January 1, 1944
The Municipal District of Argyle No. 100 formed by a merger of MDs of Argyle No. 99, Part of MD of Clear Lake No. 129, Improvement District No. 100 and part of ID No. 130.
April 1, 1945
The Municipal District of Argyle No. 100 renumbered to No. 26.
January 1, 1954
The Municipal District of Willow Creek No. 26 formed by a merger of MD of Argyle No. 26, parts of MDs of Pincher Creek No. 9, Bright No. 16, Barons No. 25, Highwood No. 31 and Turner Valley No. 32 and part of ID No. 27.
The MD of Willow Creek has an internationally renowned history. The Head Smashed in Buffalo Jump, northwest of Fort Macleod, is one of fewer than 200 World Heritage Sites, while the northwest Mounted Police Museum celebrates the history of those early lawmen that stifled the whiskey trade by establishing one of their main strongholds at Fort Macleod. Many famous Albertans who have lived in Willow Creek among them A.E. Cross, who helped found the Calgary Stampede, Louise Crummy McKinney, from Granum, was one of the "Famous Five" and the first female elected to a legislature in the British Empire. Sir Alexander Staveley Hill, a British politician, owned the Oxley Ranch and the Town of Stavely was later named for him, albeit with a spelling change. The MD of Willow Creek can boast many accomplishments since its incorporation in 1954, not the least of which was the opening of its new municipal administration building in Alberta's centennial year, 2005. The council and administration remain dedicated to encouraging the growth of Willow Creek while preserving their cultural and historical treasures and providing a safe environment for their citizens.
June 7, 1995
The flood was a 1 in 1000 year flood, which was caused by a tremendous amount of rain in the mountains that fell in a short period of time combined with a melting snowpack. As a result, it created the worst flood on record in Southern Alberta.
December 14, 1997
On December 14, 1997, at approximately 11:10 a.m. a fire ignited in The Municipal District of Pincher Creek which would ultimately spread into The Municipal District of Willow Creek No. 26 and consumed an area in excess of 50,000 acres. Environmental conditions at the time, combined with topography and geographical locations, made the fire virtually uncontrollable. The following are some of the losses: livestock, four homes including contents, corrals, fences, equipment, feed and bedding, winter pasture and buildings suffered severe smoke damage.
Abnormal and extremely low precipitation through the late summer and fall and abnormally warm conditions with considerable amounts of wind in the weeks preceding the fire resulted in desiccation of the grasses and stubble. Absence of soil moisture or frost, lack of snow accumulation or drifts to slow the progress of the fire, and geographical isolation from fire fighting equipment and volunteers, limited access and to complicate things further it was fanned by extremely strong southwest winds.
There were approximately 17,645 hectares of grassland and 4,208 hectares of cultivated land affected.
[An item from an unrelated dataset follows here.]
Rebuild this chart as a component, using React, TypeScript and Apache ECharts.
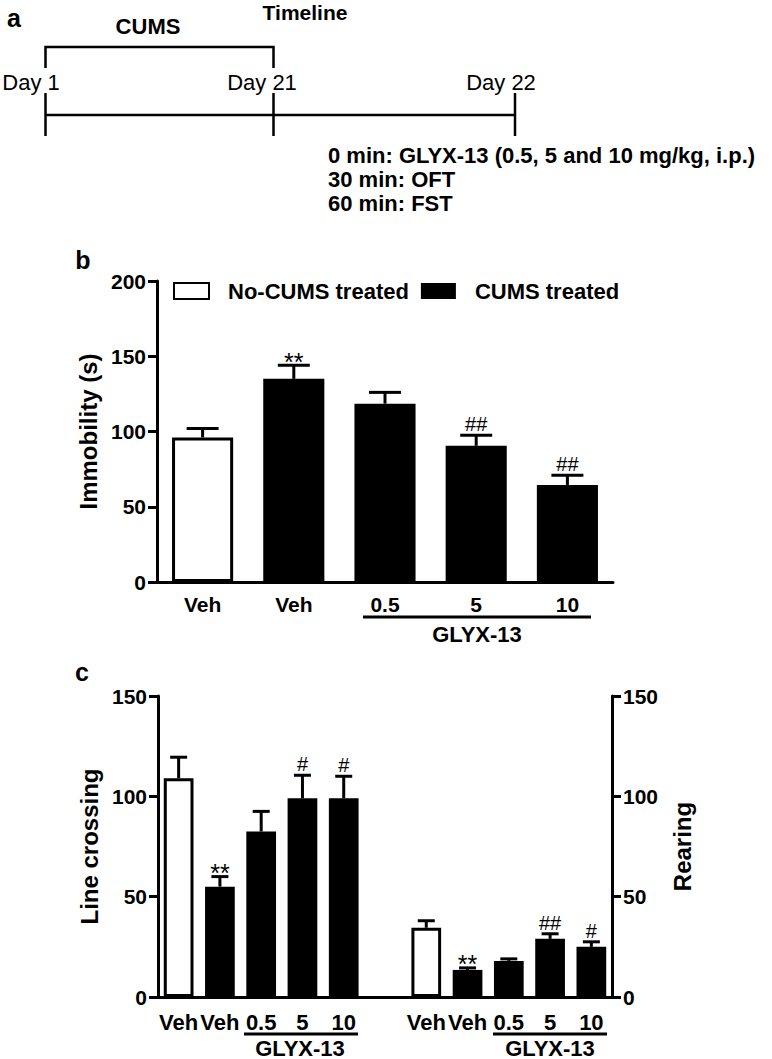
import React, { useEffect, useRef } from 'react';
import * as echarts from 'echarts';

const FONT = '"Liberation Sans", Arial, Helvetica, sans-serif';

// ---------- Panel b: forced swim test ----------
const bCategories = ['Veh', 'Veh', '0.5', '5', '10'];
const bGroups = ['No-CUMS treated', 'CUMS treated', 'CUMS treated', 'CUMS treated', 'CUMS treated'];
const bMeans = [96, 135, 118.5, 90.5, 64.5];
const bErrors = [6, 9, 7.5, 7, 6.5];
const bSig = ['', '**', '', '##', '##'];
const bTicks = { min: 0, max: 200, interval: 50 };

// ---------- Panel c: open field test ----------
const cCategories = ['Veh', 'Veh', '0.5', '5', '10', '', 'Veh', 'Veh', '0.5', '5', '10'];
const cWhite = [true, false, false, false, false];
const lineCrossing = [109, 55, 82.5, 99, 99];
const lineCrossingErr = [10.5, 5, 10, 11.5, 11];
const lineCrossingSig = ['', '**', '', '#', '#'];
const rearing = [34.5, 13.5, 18, 29, 25];
const rearingErr = [3.5, 1, 1, 2.5, 2.5];
const rearingSig = ['', '**', '', '##', '#'];
const cTicks = { min: 0, max: 150, interval: 50 };

const BLACK = '#000';

function errorBars(
  xAxisIndex: number,
  yAxisIndex: number,
  points: number[][],
  sigs: string[],
  capW: number,
  sigSize: number
) {
  return {
    type: 'custom',
    xAxisIndex,
    yAxisIndex,
    z: 10,
    silent: true,
    clip: false,
    data: points,
    renderItem: (params: any, api: any) => {
      const c = api.value(0);
      const m = api.value(1);
      const e = api.value(2);
      const top = api.coord([c, m]);
      const end = api.coord([c, m + e]);
      const children: any[] = [
        {
          type: 'line',
          shape: { x1: top[0], y1: top[1], x2: end[0], y2: end[1] },
          style: { stroke: BLACK, lineWidth: 3 },
        },
        {
          type: 'line',
          shape: { x1: end[0] - capW / 2, y1: end[1], x2: end[0] + capW / 2, y2: end[1] },
          style: { stroke: BLACK, lineWidth: 3 },
        },
      ];
      const s = sigs[params.dataIndex];
      if (s) {
        const star = s.indexOf('*') >= 0;
        children.push({
          type: 'text',
          x: end[0],
          y: end[1] + (star ? 9 : -1),
          style: {
            text: s,
            align: 'center',
            verticalAlign: 'bottom',
            fontSize: star ? sigSize + 5 : sigSize,
            fontFamily: FONT,
            fill: BLACK,
          },
        });
      }
      return { type: 'group', children };
    },
  };
}

const axisLine = { show: true, lineStyle: { color: BLACK, width: 3 } };
const yTick = { show: true, inside: false, length: 9, lineStyle: { color: BLACK, width: 3 } };
const tickLabel = { color: BLACK, fontSize: 21, fontWeight: 'bold', fontFamily: FONT, margin: 11 };
const nameStyle = { color: BLACK, fontSize: 24, fontWeight: 'bold', fontFamily: FONT };

function txt(x: number, y: number, text: string, size: number, bold: boolean, align = 'left') {
  return {
    type: 'text',
    x,
    y,
    style: {
      text,
      fontSize: size,
      fontWeight: bold ? 'bold' : 'normal',
      fontFamily: FONT,
      fill: BLACK,
      align,
      verticalAlign: 'middle',
    },
  };
}

function ln(x1: number, y1: number, x2: number, y2: number, w = 2.5) {
  return { type: 'line', shape: { x1, y1, x2, y2 }, style: { stroke: BLACK, lineWidth: w } };
}

export default function App() {
  const ref = useRef<HTMLDivElement>(null);

  useEffect(() => {
    if (!ref.current) return;
    const chart = echarts.init(ref.current, undefined, { renderer: 'svg' });

    const bNo = bMeans.map((v, i) => (bGroups[i] === 'No-CUMS treated' ? v : '-'));
    const bYes = bMeans.map((v, i) => (bGroups[i] === 'CUMS treated' ? v : '-'));

    const styled = (v: number, white: boolean) =>
      white
        ? { value: v, itemStyle: { color: '#fff', borderColor: BLACK, borderWidth: 3 } }
        : { value: v, itemStyle: { color: BLACK } };

    const lcData: any[] = cCategories.map((_, i) => (i < 5 ? styled(lineCrossing[i], cWhite[i]) : '-'));
    const rrData: any[] = cCategories.map((_, i) => (i > 5 ? styled(rearing[i - 6], cWhite[i - 6]) : '-'));

    const panelA = [
      txt(14, 18, 'a', 25, true, 'center'),
      txt(305, 12, 'Timeline', 21, true, 'center'),
      txt(148, 26, 'CUMS', 22, true, 'center'),
      { type: 'polyline', shape: { points: [[45.5, 68], [45.5, 47], [273.5, 47], [273.5, 68]] }, style: { stroke: BLACK, lineWidth: 2.5, fill: 'none' } },
      txt(31, 82, 'Day 1', 22, false, 'center'),
      txt(262, 82, 'Day 21', 22, false, 'center'),
      txt(501, 82, 'Day 22', 22, false, 'center'),
      ln(45.5, 115, 515, 115),
      ln(45.5, 93, 45.5, 136),
      ln(273.5, 93, 273.5, 136),
      ln(515, 93, 515, 136),
      txt(328, 155, '0 min: GLYX-13 (0.5, 5 and 10 mg/kg, i.p.)', 22, true),
      txt(328, 179, '30 min: OFT', 22, true),
      txt(328, 203, '60 min: FST', 22, true),
    ];

    const annotations = [
      txt(83, 260, 'b', 25, true, 'center'),
      ln(363, 617, 591, 617, 3),
      txt(477, 634, 'GLYX-13', 22, true, 'center'),
      txt(82, 672, 'c', 25, true, 'center'),
      ln(244, 1034, 358, 1034, 3),
      txt(300, 1048, 'GLYX-13', 22, true, 'center'),
      ln(493, 1034, 607, 1034, 3),
      txt(550, 1048, 'GLYX-13', 22, true, 'center'),
    ];

    chart.setOption({
      animation: false,
      backgroundColor: '#fff',
      textStyle: { fontFamily: FONT },
      legend: {
        left: 168,
        top: 275,
        icon: 'rect',
        itemWidth: 35,
        itemHeight: 16,
        itemGap: 12,
        selectedMode: false,
        data: ['No-CUMS treated', 'CUMS treated'],
        textStyle: { color: BLACK, fontSize: 22, fontWeight: 'bold', fontFamily: FONT, padding: [0, 0, 0, 14] },
      },
      grid: [
        { left: 157, top: 281, width: 456, height: 301 },
        { left: 158, top: 696, width: 454, height: 301 },
      ],
      xAxis: [
        {
          type: 'category',
          gridIndex: 0,
          data: bCategories,
          axisLine,
          axisTick: { show: false },
          axisLabel: { ...tickLabel, margin: 12, interval: 0 },
        },
        {
          type: 'category',
          gridIndex: 1,
          data: cCategories,
          axisLine,
          axisTick: { show: false },
          axisLabel: { ...tickLabel, fontSize: 22, margin: 14, interval: 0, hideOverlap: false },
        },
      ],
      yAxis: [
        {
          type: 'value',
          gridIndex: 0,
          ...bTicks,
          name: 'Immobility (s)',
          nameLocation: 'middle',
          nameRotate: 90,
          nameGap: 56,
          nameTextStyle: nameStyle,
          axisLine,
          axisTick: yTick,
          axisLabel: tickLabel,
          splitLine: { show: false },
        },
        {
          type: 'value',
          gridIndex: 1,
          position: 'left',
          ...cTicks,
          name: 'Line crossing',
          nameLocation: 'middle',
          nameRotate: 90,
          nameGap: 57,
          nameTextStyle: nameStyle,
          axisLine,
          axisTick: yTick,
          axisLabel: tickLabel,
          splitLine: { show: false },
        },
        {
          type: 'value',
          gridIndex: 1,
          position: 'right',
          ...cTicks,
          name: 'Rearing',
          nameLocation: 'middle',
          nameRotate: 90,
          nameGap: 58,
          nameTextStyle: nameStyle,
          axisLine,
          axisTick: yTick,
          axisLabel: tickLabel,
          splitLine: { show: false },
        },
      ],
      series: [
        {
          name: 'No-CUMS treated',
          type: 'bar',
          xAxisIndex: 0,
          yAxisIndex: 0,
          data: bNo,
          barWidth: '67%',
          barGap: '-100%',
          itemStyle: { color: '#fff', borderColor: BLACK, borderWidth: 3 },
        },
        {
          name: 'CUMS treated',
          type: 'bar',
          xAxisIndex: 0,
          yAxisIndex: 0,
          data: bYes,
          barWidth: '67%',
          barGap: '-100%',
          itemStyle: { color: BLACK },
        },
        errorBars(0, 0, bMeans.map((v, i) => [i, v, bErrors[i]]), bSig, 32, 20),
        {
          name: 'Line crossing',
          type: 'bar',
          xAxisIndex: 1,
          yAxisIndex: 1,
          data: lcData,
          barWidth: '72%',
          barGap: '-100%',
        },
        {
          name: 'Rearing',
          type: 'bar',
          xAxisIndex: 1,
          yAxisIndex: 2,
          data: rrData,
          barWidth: '72%',
          barGap: '-100%',
        },
        errorBars(1, 1, lineCrossing.map((v, i) => [i, v, lineCrossingErr[i]]), lineCrossingSig, 17, 20),
        errorBars(1, 2, rearing.map((v, i) => [i + 6, v, rearingErr[i]]), rearingSig, 17, 20),
      ],
      graphic: [...panelA, ...annotations],
    });

    return () => chart.dispose();
  }, []);

  return (
    <div
      ref={ref}
      style={{ position: 'absolute', left: 0, top: 0, width: 772, height: 1059, background: '#fff' }}
    />
  );
}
Production has been set back for a number of years and soil erosion was severe.
Many towns, counties, municipalities, fire departments, and ambulance services and colonies from across Southern Alberta were dispatched to help fight the fire, supply meals, medical care, etc. A volunteer group set up a donation program to help the fire victims, which included cash, livestock supplies, and household items.
June 7, 2005
Marks the ten year anniversary of the 1995 flood. As a result of a great deal of rain many rivers peaked and dams broke causing flooding once again.
In both floods many towns, cities, residences and businesses were affected throughout Southern Alberta. Group efforts were made to help save animals, equipment, drinking and sewer supply facilities, etc. This had a great impact on the M.D. of Willow Creek, Waterton River, Belly River, and Lyndon Road.